--- Job ---
Write out each line of the listing as it stands, without the images.

- - -

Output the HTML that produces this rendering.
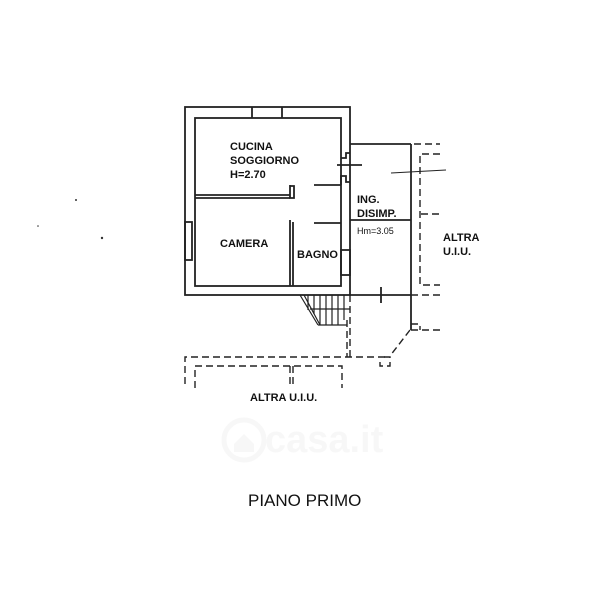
<!DOCTYPE html>
<html><head><meta charset="utf-8"><style>
html,body{margin:0;padding:0;background:#fff;}
svg{display:block}
text{font-family:"Liberation Sans",sans-serif;fill:#111}
</style></head><body>
<svg width="616" height="600" viewBox="0 0 616 600" xmlns="http://www.w3.org/2000/svg">
<rect width="616" height="600" fill="#fff"/>
<g stroke="#222" fill="none" stroke-width="1.8">
<rect x="185" y="107" width="165" height="188"/>
<rect x="195" y="118" width="146" height="168"/>
<line x1="252" y1="107" x2="252" y2="118"/><line x1="282" y1="107" x2="282" y2="118"/>
<rect x="185" y="222" width="7" height="38"/>
<rect x="341" y="250" width="9" height="25"/>
<line x1="195" y1="195" x2="290" y2="195"/><line x1="195" y1="198" x2="290" y2="198"/>
<polyline points="290,185 290,198 294,198 294,186 290,186"/>
<line x1="290" y1="220" x2="290" y2="286"/><line x1="293" y1="222" x2="293" y2="286"/>
<line x1="314" y1="185" x2="341" y2="185"/><line x1="314" y1="223" x2="341" y2="223"/>
<polyline points="341,185 341,176 346,176 346,182 350,182"/>
<polyline points="341,158 346,158 346,153 350,153"/>
<line x1="337" y1="165" x2="362" y2="165"/>
<line x1="350" y1="144" x2="411" y2="144"/>
<line x1="411" y1="144" x2="411" y2="330"/>
<line x1="350" y1="295" x2="411" y2="295"/>
<line x1="350" y1="220" x2="411" y2="220"/>
<line x1="381" y1="287" x2="381" y2="303"/>
<line x1="391" y1="173" x2="446" y2="170" stroke-width="1"/>
</g>
<g stroke="#222" fill="none" stroke-width="1.4" stroke-dasharray="7,4">
<line x1="414" y1="144" x2="440" y2="144"/>
<polyline points="440,154 420,154 420,285 440,285"/>
<line x1="421" y1="214" x2="440" y2="214"/>
<line x1="411" y1="295" x2="440" y2="295"/>
<line x1="411" y1="330" x2="440" y2="330"/>
<polyline points="411,324 420,324 420,330"/>
<line x1="410" y1="330" x2="390" y2="356"/>
<polyline points="384,357 390,357 390,366 380,366 380,360"/>
<polyline points="385,357 185,357 185,388"/>
<polyline points="195,388 195,366 342,366 342,388"/>
<line x1="290" y1="366" x2="290" y2="388"/><line x1="293" y1="366" x2="293" y2="388"/>
<line x1="350" y1="295" x2="350" y2="357"/><line x1="347" y1="320" x2="347" y2="357"/>
</g>
<g stroke="#222" stroke-width="1.2" fill="none">
<line x1="300" y1="295" x2="318" y2="325"/>
<line x1="304" y1="295" x2="320" y2="325"/>
<line x1="308" y1="295" x2="308" y2="310"/><line x1="314" y1="295" x2="314" y2="314"/>
<line x1="320" y1="295" x2="320" y2="325"/><line x1="326" y1="295" x2="326" y2="325"/>
<line x1="332" y1="295" x2="332" y2="325"/><line x1="338" y1="295" x2="338" y2="325"/>
<line x1="344" y1="295" x2="344" y2="320"/>
<line x1="310" y1="309" x2="350" y2="309"/>
<line x1="318" y1="325" x2="347" y2="325"/>
</g>
<g style="font-weight:600">
<text x="230" y="150" font-size="11">CUCINA</text>
<text x="230" y="164" font-size="11">SOGGIORNO</text>
<text x="230" y="178" font-size="11">H=2.70</text>
<text x="220" y="247" font-size="11">CAMERA</text>
<text x="297" y="258" font-size="11">BAGNO</text>
<text x="357" y="203" font-size="11">ING.</text>
<text x="357" y="217" font-size="11">DISIMP.</text>
<text x="443" y="241" font-size="11">ALTRA</text>
<text x="443" y="255" font-size="11">U.I.U.</text>
<text x="250" y="401" font-size="11">ALTRA U.I.U.</text>
</g>
<text x="357" y="234" font-size="9">Hm=3.05</text>
<g opacity="0.06">
<circle cx="244" cy="440" r="20" fill="none" stroke="#888" stroke-width="5"/>
<path d="M234 444 L244 434 L254 444 L254 452 L234 452 Z" fill="#888"/>
<text x="265" y="452" font-size="38" font-weight="bold" style="fill:#888">casa.it</text>
</g>
<text x="248" y="506" font-size="17">PIANO PRIMO</text>
<circle cx="76" cy="200" r="1" fill="#333"/>
<circle cx="102" cy="238" r="1.2" fill="#333"/>
<circle cx="38" cy="226" r="0.8" fill="#333"/>
</svg>
</body></html>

- - -

--- Written solution ---
Output the HTML that produces this rendering.
<!DOCTYPE html>
<html><head><meta charset="utf-8"><style>
html,body{margin:0;padding:0;background:#fff;}
svg{display:block}
text{font-family:"Liberation Sans",sans-serif;fill:#111}
</style></head><body>
<svg width="616" height="600" viewBox="0 0 616 600" xmlns="http://www.w3.org/2000/svg">
<rect width="616" height="600" fill="#fff"/>
<g stroke="#222" fill="none" stroke-width="1.8">
<rect x="185" y="107" width="165" height="188"/>
<rect x="195" y="118" width="146" height="168"/>
<line x1="252" y1="107" x2="252" y2="118"/><line x1="282" y1="107" x2="282" y2="118"/>
<rect x="185" y="222" width="7" height="38"/>
<rect x="341" y="250" width="9" height="25"/>
<line x1="195" y1="195" x2="290" y2="195"/><line x1="195" y1="198" x2="290" y2="198"/>
<polyline points="290,185 290,198 294,198 294,186 290,186"/>
<line x1="290" y1="220" x2="290" y2="286"/><line x1="293" y1="222" x2="293" y2="286"/>
<line x1="314" y1="185" x2="341" y2="185"/><line x1="314" y1="223" x2="341" y2="223"/>
<polyline points="341,185 341,176 346,176 346,182 350,182"/>
<polyline points="341,158 346,158 346,153 350,153"/>
<line x1="337" y1="165" x2="362" y2="165"/>
<line x1="350" y1="144" x2="411" y2="144"/>
<line x1="411" y1="144" x2="411" y2="330"/>
<line x1="350" y1="295" x2="411" y2="295"/>
<line x1="350" y1="220" x2="411" y2="220"/>
<line x1="381" y1="287" x2="381" y2="303"/>
<line x1="391" y1="173" x2="446" y2="170" stroke-width="1"/>
</g>
<g stroke="#222" fill="none" stroke-width="1.4" stroke-dasharray="7,4">
<line x1="414" y1="144" x2="440" y2="144"/>
<polyline points="440,154 420,154 420,285 440,285"/>
<line x1="421" y1="214" x2="440" y2="214"/>
<line x1="411" y1="295" x2="440" y2="295"/>
<line x1="411" y1="330" x2="440" y2="330"/>
<polyline points="411,324 420,324 420,330"/>
<line x1="410" y1="330" x2="390" y2="356"/>
<polyline points="384,357 390,357 390,366 380,366 380,360"/>
<polyline points="385,357 185,357 185,388"/>
<polyline points="195,388 195,366 342,366 342,388"/>
<line x1="290" y1="366" x2="290" y2="388"/><line x1="293" y1="366" x2="293" y2="388"/>
<line x1="350" y1="295" x2="350" y2="357"/><line x1="347" y1="320" x2="347" y2="357"/>
</g>
<g stroke="#222" stroke-width="1.2" fill="none">
<line x1="300" y1="295" x2="318" y2="325"/>
<line x1="304" y1="295" x2="320" y2="325"/>
<line x1="308" y1="295" x2="308" y2="310"/><line x1="314" y1="295" x2="314" y2="314"/>
<line x1="320" y1="295" x2="320" y2="325"/><line x1="326" y1="295" x2="326" y2="325"/>
<line x1="332" y1="295" x2="332" y2="325"/><line x1="338" y1="295" x2="338" y2="325"/>
<line x1="344" y1="295" x2="344" y2="320"/>
<line x1="310" y1="309" x2="350" y2="309"/>
<line x1="318" y1="325" x2="347" y2="325"/>
</g>
<g style="font-weight:600">
<text x="230" y="150" font-size="11">CUCINA</text>
<text x="230" y="164" font-size="11">SOGGIORNO</text>
<text x="230" y="178" font-size="11">H=2.70</text>
<text x="220" y="247" font-size="11">CAMERA</text>
<text x="297" y="258" font-size="11">BAGNO</text>
<text x="357" y="203" font-size="11">ING.</text>
<text x="357" y="217" font-size="11">DISIMP.</text>
<text x="443" y="241" font-size="11">ALTRA</text>
<text x="443" y="255" font-size="11">U.I.U.</text>
<text x="250" y="401" font-size="11">ALTRA U.I.U.</text>
</g>
<text x="357" y="234" font-size="9">Hm=3.05</text>
<g opacity="0.06">
<circle cx="244" cy="440" r="20" fill="none" stroke="#888" stroke-width="5"/>
<path d="M234 444 L244 434 L254 444 L254 452 L234 452 Z" fill="#888"/>
<text x="265" y="452" font-size="38" font-weight="bold" style="fill:#888">casa.it</text>
</g>
<text x="248" y="506" font-size="17">PIANO PRIMO</text>
<circle cx="76" cy="200" r="1" fill="#333"/>
<circle cx="102" cy="238" r="1.2" fill="#333"/>
<circle cx="38" cy="226" r="0.8" fill="#333"/>
</svg>
</body></html>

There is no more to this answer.